Ronald Reagan wouldn’t recognize his party — and wouldn’t be welcome there either, as former Florida governor Jeb Bush noted two years ago. “Ronald Reagan would have, based on his record of finding accommodation, finding some degree of common ground, as would my dad — they would have a hard time if you define the Republican Party — and I don’t — as having an orthodoxy that doesn’t allow for disagreement, doesn’t allow for finding some common ground,” he said.

Georgia’s Republican primary for an open U.S. Senate seat (as Senator Saxby Chambliss retires) was instructive.

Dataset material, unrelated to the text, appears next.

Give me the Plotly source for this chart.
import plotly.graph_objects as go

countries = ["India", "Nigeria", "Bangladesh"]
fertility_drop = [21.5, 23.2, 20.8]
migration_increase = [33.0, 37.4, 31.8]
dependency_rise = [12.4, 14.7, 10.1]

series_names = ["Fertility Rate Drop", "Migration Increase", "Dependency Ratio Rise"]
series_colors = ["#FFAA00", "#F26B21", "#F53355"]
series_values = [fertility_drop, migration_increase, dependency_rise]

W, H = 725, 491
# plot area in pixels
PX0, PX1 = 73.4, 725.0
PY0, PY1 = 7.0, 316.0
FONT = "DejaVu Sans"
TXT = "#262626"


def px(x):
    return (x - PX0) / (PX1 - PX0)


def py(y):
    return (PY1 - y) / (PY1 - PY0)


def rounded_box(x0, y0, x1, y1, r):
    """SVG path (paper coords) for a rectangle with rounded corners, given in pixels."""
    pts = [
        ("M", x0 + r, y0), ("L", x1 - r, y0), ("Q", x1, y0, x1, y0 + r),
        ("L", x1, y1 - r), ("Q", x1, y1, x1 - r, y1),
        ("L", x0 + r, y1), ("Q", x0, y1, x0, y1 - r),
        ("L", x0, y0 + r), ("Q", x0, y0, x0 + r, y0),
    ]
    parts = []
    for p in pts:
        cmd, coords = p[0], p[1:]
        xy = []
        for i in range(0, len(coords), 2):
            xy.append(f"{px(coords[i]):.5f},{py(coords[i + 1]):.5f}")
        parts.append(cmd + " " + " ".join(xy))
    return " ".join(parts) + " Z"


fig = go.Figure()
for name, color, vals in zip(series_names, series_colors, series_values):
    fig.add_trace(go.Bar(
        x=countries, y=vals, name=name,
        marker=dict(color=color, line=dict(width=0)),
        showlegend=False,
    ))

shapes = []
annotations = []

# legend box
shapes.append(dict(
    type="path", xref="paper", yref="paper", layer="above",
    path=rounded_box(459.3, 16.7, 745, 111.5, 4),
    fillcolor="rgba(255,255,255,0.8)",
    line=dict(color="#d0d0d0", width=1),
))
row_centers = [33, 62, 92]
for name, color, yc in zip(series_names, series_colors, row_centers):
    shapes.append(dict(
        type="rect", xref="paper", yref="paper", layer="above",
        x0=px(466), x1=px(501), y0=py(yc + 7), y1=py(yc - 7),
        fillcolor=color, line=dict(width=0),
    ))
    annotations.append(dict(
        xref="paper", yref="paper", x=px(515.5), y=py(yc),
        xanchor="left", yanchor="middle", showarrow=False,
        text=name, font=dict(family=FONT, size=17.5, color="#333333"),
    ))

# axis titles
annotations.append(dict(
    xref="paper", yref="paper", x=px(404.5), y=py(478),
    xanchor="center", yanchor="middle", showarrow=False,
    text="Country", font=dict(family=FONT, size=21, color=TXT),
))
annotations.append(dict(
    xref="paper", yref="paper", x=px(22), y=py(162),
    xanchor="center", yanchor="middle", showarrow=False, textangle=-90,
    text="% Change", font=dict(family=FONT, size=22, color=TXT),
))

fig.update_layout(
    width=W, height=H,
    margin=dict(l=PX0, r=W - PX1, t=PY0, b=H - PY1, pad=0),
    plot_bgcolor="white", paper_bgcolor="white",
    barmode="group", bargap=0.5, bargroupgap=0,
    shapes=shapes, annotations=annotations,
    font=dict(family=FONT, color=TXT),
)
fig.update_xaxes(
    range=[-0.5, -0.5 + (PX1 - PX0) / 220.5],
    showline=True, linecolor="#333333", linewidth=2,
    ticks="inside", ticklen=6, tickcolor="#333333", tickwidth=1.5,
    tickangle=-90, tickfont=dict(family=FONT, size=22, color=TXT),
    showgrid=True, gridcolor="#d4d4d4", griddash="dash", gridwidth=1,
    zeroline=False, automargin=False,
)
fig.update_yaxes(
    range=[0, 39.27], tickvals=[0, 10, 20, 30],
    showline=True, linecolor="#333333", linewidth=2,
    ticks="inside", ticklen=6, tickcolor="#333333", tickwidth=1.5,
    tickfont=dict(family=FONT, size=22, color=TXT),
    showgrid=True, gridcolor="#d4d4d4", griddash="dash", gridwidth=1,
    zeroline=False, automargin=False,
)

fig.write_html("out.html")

It was a frenzy of Obama-bashing, an unedifying contest among candidates who repeated far-right orthodoxy like a mantra. They pledged to fight Obamacare, to resist tax increases, to cut spending on social programs, to defend every citizen’s right to own a shoulder-fired rocket launcher. Each of them pledged to fight abortion, though they all want to cut the programs that help keep poor babies healthy.

When the leading candidate, millionaire businessman David Perdue, said something rational, it was denounced as a gaffe and used as fodder by his opponents. Asked by a Macon Telegraph editorial writer whether he would chose spending cuts or increased revenue to improve the economy, Perdue said “both.” His opponents jumped on the remark quickly, claiming he had given notice that he would raise taxes.

The peculiar aversion to compromise runs counter to the example set by Reagan, the patron saint of the modern conservative movement. He famously bartered with Democratic House Speaker Tip O’Neill to arrive at a 1983 agreement to cut spending and raise taxes, which firmed up Social Security for a generation.

Yet, the Tea Party takeover of the GOP is holding strong, producing an adherence to far-right dogma. That’s what voters are likely to see in the runoff for the Republican nomination for a U.S. Senate seat, in which frontrunner Perdue will face U.S. Rep. Jack Kingston on July 22. Both candidates will feel pressure to prove themselves to the Tea Party supporters who voted for Gingrey, Broun and Handel, so they’ll engage in even more ultraconservative rhetoric and indulge even more right-wing impulses.

The Republican establishment thought that it was going to use the energy of far-right activists to win elections while remaining firmly in control. If any members of the GOP establishment — including old-line institutions such as the Chamber of Commerce — still believe that’s what happened, they are only fooling themselves.